(begin)

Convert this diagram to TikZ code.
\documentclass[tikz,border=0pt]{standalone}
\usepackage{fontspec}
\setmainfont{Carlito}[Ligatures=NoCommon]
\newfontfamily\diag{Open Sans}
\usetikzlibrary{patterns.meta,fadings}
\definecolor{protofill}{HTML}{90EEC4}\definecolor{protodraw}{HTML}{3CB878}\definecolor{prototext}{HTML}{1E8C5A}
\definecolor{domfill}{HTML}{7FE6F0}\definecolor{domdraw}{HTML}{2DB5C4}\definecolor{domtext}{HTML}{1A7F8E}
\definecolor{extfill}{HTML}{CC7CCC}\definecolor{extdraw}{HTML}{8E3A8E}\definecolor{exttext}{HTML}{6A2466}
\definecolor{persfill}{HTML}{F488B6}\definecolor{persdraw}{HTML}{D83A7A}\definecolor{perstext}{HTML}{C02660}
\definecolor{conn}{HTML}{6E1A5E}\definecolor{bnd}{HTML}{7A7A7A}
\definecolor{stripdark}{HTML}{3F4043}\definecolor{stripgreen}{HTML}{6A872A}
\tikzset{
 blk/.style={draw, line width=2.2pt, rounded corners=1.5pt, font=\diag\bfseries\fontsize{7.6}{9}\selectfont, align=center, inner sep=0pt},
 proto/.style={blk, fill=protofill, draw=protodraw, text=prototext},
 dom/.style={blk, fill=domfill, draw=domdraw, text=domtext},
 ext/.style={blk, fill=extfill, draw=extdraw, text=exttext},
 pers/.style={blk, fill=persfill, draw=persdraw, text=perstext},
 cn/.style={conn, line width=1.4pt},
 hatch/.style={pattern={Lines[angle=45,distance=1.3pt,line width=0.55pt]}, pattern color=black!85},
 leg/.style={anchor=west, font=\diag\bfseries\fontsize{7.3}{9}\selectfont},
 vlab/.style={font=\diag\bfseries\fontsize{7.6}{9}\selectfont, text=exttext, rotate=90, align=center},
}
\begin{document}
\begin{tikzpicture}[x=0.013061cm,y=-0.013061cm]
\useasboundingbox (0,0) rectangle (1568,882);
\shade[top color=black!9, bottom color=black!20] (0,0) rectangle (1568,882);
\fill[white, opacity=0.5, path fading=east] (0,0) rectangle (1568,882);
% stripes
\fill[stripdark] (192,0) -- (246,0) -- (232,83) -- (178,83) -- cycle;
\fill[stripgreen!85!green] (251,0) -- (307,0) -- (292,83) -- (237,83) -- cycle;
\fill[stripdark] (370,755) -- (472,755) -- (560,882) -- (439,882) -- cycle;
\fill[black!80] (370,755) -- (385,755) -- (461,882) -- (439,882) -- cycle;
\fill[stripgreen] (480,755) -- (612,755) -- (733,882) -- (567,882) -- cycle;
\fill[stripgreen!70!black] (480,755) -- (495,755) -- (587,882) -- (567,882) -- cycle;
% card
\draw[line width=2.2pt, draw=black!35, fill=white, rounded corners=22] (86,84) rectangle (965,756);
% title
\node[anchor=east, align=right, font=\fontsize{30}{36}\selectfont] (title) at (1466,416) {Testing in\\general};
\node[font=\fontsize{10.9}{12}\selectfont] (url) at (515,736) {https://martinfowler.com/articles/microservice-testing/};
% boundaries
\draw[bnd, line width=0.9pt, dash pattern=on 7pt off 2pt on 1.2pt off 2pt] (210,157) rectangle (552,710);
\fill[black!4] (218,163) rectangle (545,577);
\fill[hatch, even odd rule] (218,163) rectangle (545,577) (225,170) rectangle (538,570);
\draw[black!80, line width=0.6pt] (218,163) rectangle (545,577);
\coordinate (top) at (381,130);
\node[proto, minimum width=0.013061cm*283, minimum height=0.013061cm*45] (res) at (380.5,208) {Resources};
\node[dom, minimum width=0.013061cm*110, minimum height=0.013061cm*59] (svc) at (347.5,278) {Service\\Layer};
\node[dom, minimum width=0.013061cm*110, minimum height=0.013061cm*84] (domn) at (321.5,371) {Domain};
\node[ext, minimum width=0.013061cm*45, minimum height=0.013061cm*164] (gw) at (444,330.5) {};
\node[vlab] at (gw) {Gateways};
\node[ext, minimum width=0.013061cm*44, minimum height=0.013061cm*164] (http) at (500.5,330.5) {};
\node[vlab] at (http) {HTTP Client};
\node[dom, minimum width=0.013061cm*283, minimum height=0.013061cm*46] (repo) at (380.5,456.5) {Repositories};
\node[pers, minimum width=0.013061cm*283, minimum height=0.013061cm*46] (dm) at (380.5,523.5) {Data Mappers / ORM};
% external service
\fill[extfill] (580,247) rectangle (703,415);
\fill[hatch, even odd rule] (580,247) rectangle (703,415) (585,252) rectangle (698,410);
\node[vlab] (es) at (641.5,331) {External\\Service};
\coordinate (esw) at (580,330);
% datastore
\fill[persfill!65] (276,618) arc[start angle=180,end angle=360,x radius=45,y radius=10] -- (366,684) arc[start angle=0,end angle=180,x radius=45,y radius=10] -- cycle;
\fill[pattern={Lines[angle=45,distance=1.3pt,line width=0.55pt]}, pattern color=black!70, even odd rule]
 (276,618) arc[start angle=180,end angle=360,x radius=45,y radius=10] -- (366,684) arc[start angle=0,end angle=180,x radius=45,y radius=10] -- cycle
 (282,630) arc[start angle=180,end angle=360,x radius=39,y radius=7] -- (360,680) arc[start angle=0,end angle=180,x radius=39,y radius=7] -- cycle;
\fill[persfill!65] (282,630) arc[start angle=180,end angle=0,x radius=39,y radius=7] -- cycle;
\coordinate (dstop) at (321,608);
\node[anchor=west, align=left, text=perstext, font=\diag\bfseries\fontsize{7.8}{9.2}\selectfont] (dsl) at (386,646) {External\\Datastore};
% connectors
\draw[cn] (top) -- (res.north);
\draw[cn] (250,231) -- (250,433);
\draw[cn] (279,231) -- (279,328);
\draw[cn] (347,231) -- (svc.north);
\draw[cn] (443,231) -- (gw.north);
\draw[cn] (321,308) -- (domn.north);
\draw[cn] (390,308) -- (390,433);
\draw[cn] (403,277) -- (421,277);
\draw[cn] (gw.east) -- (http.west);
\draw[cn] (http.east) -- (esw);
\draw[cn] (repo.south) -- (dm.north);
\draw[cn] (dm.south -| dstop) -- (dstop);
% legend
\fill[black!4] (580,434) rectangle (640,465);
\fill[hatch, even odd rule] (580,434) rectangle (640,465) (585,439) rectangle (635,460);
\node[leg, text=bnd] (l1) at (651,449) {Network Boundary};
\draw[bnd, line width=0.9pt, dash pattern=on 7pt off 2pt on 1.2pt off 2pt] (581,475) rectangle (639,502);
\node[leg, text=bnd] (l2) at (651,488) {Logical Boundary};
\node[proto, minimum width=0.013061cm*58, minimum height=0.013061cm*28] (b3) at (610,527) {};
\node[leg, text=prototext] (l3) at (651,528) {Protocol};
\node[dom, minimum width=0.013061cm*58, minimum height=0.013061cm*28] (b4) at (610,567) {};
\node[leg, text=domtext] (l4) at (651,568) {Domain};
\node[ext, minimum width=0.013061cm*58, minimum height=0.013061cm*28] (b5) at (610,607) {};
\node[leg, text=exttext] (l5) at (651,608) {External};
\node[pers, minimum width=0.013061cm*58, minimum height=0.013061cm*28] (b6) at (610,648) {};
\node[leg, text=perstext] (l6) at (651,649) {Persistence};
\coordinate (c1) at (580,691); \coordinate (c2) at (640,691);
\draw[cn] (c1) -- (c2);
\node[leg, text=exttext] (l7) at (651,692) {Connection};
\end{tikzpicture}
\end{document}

(end)

> [TASK INSTRUCTIONS] Transcribe the data. Leave every line exactly as it is.

> [TASK OUTPUT]
Convert this diagram to TikZ code.
\documentclass[tikz,border=0pt]{standalone}
\usepackage{fontspec}
\setmainfont{Carlito}[Ligatures=NoCommon]
\newfontfamily\diag{Open Sans}
\usetikzlibrary{patterns.meta,fadings}
\definecolor{protofill}{HTML}{90EEC4}\definecolor{protodraw}{HTML}{3CB878}\definecolor{prototext}{HTML}{1E8C5A}
\definecolor{domfill}{HTML}{7FE6F0}\definecolor{domdraw}{HTML}{2DB5C4}\definecolor{domtext}{HTML}{1A7F8E}
\definecolor{extfill}{HTML}{CC7CCC}\definecolor{extdraw}{HTML}{8E3A8E}\definecolor{exttext}{HTML}{6A2466}
\definecolor{persfill}{HTML}{F488B6}\definecolor{persdraw}{HTML}{D83A7A}\definecolor{perstext}{HTML}{C02660}
\definecolor{conn}{HTML}{6E1A5E}\definecolor{bnd}{HTML}{7A7A7A}
\definecolor{stripdark}{HTML}{3F4043}\definecolor{stripgreen}{HTML}{6A872A}
\tikzset{
 blk/.style={draw, line width=2.2pt, rounded corners=1.5pt, font=\diag\bfseries\fontsize{7.6}{9}\selectfont, align=center, inner sep=0pt},
 proto/.style={blk, fill=protofill, draw=protodraw, text=prototext},
 dom/.style={blk, fill=domfill, draw=domdraw, text=domtext},
 ext/.style={blk, fill=extfill, draw=extdraw, text=exttext},
 pers/.style={blk, fill=persfill, draw=persdraw, text=perstext},
 cn/.style={conn, line width=1.4pt},
 hatch/.style={pattern={Lines[angle=45,distance=1.3pt,line width=0.55pt]}, pattern color=black!85},
 leg/.style={anchor=west, font=\diag\bfseries\fontsize{7.3}{9}\selectfont},
 vlab/.style={font=\diag\bfseries\fontsize{7.6}{9}\selectfont, text=exttext, rotate=90, align=center},
}
\begin{document}
\begin{tikzpicture}[x=0.013061cm,y=-0.013061cm]
\useasboundingbox (0,0) rectangle (1568,882);
\shade[top color=black!9, bottom color=black!20] (0,0) rectangle (1568,882);
\fill[white, opacity=0.5, path fading=east] (0,0) rectangle (1568,882);
% stripes
\fill[stripdark] (192,0) -- (246,0) -- (232,83) -- (178,83) -- cycle;
\fill[stripgreen!85!green] (251,0) -- (307,0) -- (292,83) -- (237,83) -- cycle;
\fill[stripdark] (370,755) -- (472,755) -- (560,882) -- (439,882) -- cycle;
\fill[black!80] (370,755) -- (385,755) -- (461,882) -- (439,882) -- cycle;
\fill[stripgreen] (480,755) -- (612,755) -- (733,882) -- (567,882) -- cycle;
\fill[stripgreen!70!black] (480,755) -- (495,755) -- (587,882) -- (567,882) -- cycle;
% card
\draw[line width=2.2pt, draw=black!35, fill=white, rounded corners=22] (86,84) rectangle (965,756);
% title
\node[anchor=east, align=right, font=\fontsize{30}{36}\selectfont] (title) at (1466,416) {Testing in\\general};
\node[font=\fontsize{10.9}{12}\selectfont] (url) at (515,736) {https://martinfowler.com/articles/microservice-testing/};
% boundaries
\draw[bnd, line width=0.9pt, dash pattern=on 7pt off 2pt on 1.2pt off 2pt] (210,157) rectangle (552,710);
\fill[black!4] (218,163) rectangle (545,577);
\fill[hatch, even odd rule] (218,163) rectangle (545,577) (225,170) rectangle (538,570);
\draw[black!80, line width=0.6pt] (218,163) rectangle (545,577);
\coordinate (top) at (381,130);
\node[proto, minimum width=0.013061cm*283, minimum height=0.013061cm*45] (res) at (380.5,208) {Resources};
\node[dom, minimum width=0.013061cm*110, minimum height=0.013061cm*59] (svc) at (347.5,278) {Service\\Layer};
\node[dom, minimum width=0.013061cm*110, minimum height=0.013061cm*84] (domn) at (321.5,371) {Domain};
\node[ext, minimum width=0.013061cm*45, minimum height=0.013061cm*164] (gw) at (444,330.5) {};
\node[vlab] at (gw) {Gateways};
\node[ext, minimum width=0.013061cm*44, minimum height=0.013061cm*164] (http) at (500.5,330.5) {};
\node[vlab] at (http) {HTTP Client};
\node[dom, minimum width=0.013061cm*283, minimum height=0.013061cm*46] (repo) at (380.5,456.5) {Repositories};
\node[pers, minimum width=0.013061cm*283, minimum height=0.013061cm*46] (dm) at (380.5,523.5) {Data Mappers / ORM};
% external service
\fill[extfill] (580,247) rectangle (703,415);
\fill[hatch, even odd rule] (580,247) rectangle (703,415) (585,252) rectangle (698,410);
\node[vlab] (es) at (641.5,331) {External\\Service};
\coordinate (esw) at (580,330);
% datastore
\fill[persfill!65] (276,618) arc[start angle=180,end angle=360,x radius=45,y radius=10] -- (366,684) arc[start angle=0,end angle=180,x radius=45,y radius=10] -- cycle;
\fill[pattern={Lines[angle=45,distance=1.3pt,line width=0.55pt]}, pattern color=black!70, even odd rule]
 (276,618) arc[start angle=180,end angle=360,x radius=45,y radius=10] -- (366,684) arc[start angle=0,end angle=180,x radius=45,y radius=10] -- cycle
 (282,630) arc[start angle=180,end angle=360,x radius=39,y radius=7] -- (360,680) arc[start angle=0,end angle=180,x radius=39,y radius=7] -- cycle;
\fill[persfill!65] (282,630) arc[start angle=180,end angle=0,x radius=39,y radius=7] -- cycle;
\coordinate (dstop) at (321,608);
\node[anchor=west, align=left, text=perstext, font=\diag\bfseries\fontsize{7.8}{9.2}\selectfont] (dsl) at (386,646) {External\\Datastore};
% connectors
\draw[cn] (top) -- (res.north);
\draw[cn] (250,231) -- (250,433);
\draw[cn] (279,231) -- (279,328);
\draw[cn] (347,231) -- (svc.north);
\draw[cn] (443,231) -- (gw.north);
\draw[cn] (321,308) -- (domn.north);
\draw[cn] (390,308) -- (390,433);
\draw[cn] (403,277) -- (421,277);
\draw[cn] (gw.east) -- (http.west);
\draw[cn] (http.east) -- (esw);
\draw[cn] (repo.south) -- (dm.north);
\draw[cn] (dm.south -| dstop) -- (dstop);
% legend
\fill[black!4] (580,434) rectangle (640,465);
\fill[hatch, even odd rule] (580,434) rectangle (640,465) (585,439) rectangle (635,460);
\node[leg, text=bnd] (l1) at (651,449) {Network Boundary};
\draw[bnd, line width=0.9pt, dash pattern=on 7pt off 2pt on 1.2pt off 2pt] (581,475) rectangle (639,502);
\node[leg, text=bnd] (l2) at (651,488) {Logical Boundary};
\node[proto, minimum width=0.013061cm*58, minimum height=0.013061cm*28] (b3) at (610,527) {};
\node[leg, text=prototext] (l3) at (651,528) {Protocol};
\node[dom, minimum width=0.013061cm*58, minimum height=0.013061cm*28] (b4) at (610,567) {};
\node[leg, text=domtext] (l4) at (651,568) {Domain};
\node[ext, minimum width=0.013061cm*58, minimum height=0.013061cm*28] (b5) at (610,607) {};
\node[leg, text=exttext] (l5) at (651,608) {External};
\node[pers, minimum width=0.013061cm*58, minimum height=0.013061cm*28] (b6) at (610,648) {};
\node[leg, text=perstext] (l6) at (651,649) {Persistence};
\coordinate (c1) at (580,691); \coordinate (c2) at (640,691);
\draw[cn] (c1) -- (c2);
\node[leg, text=exttext] (l7) at (651,692) {Connection};
\end{tikzpicture}
\end{document}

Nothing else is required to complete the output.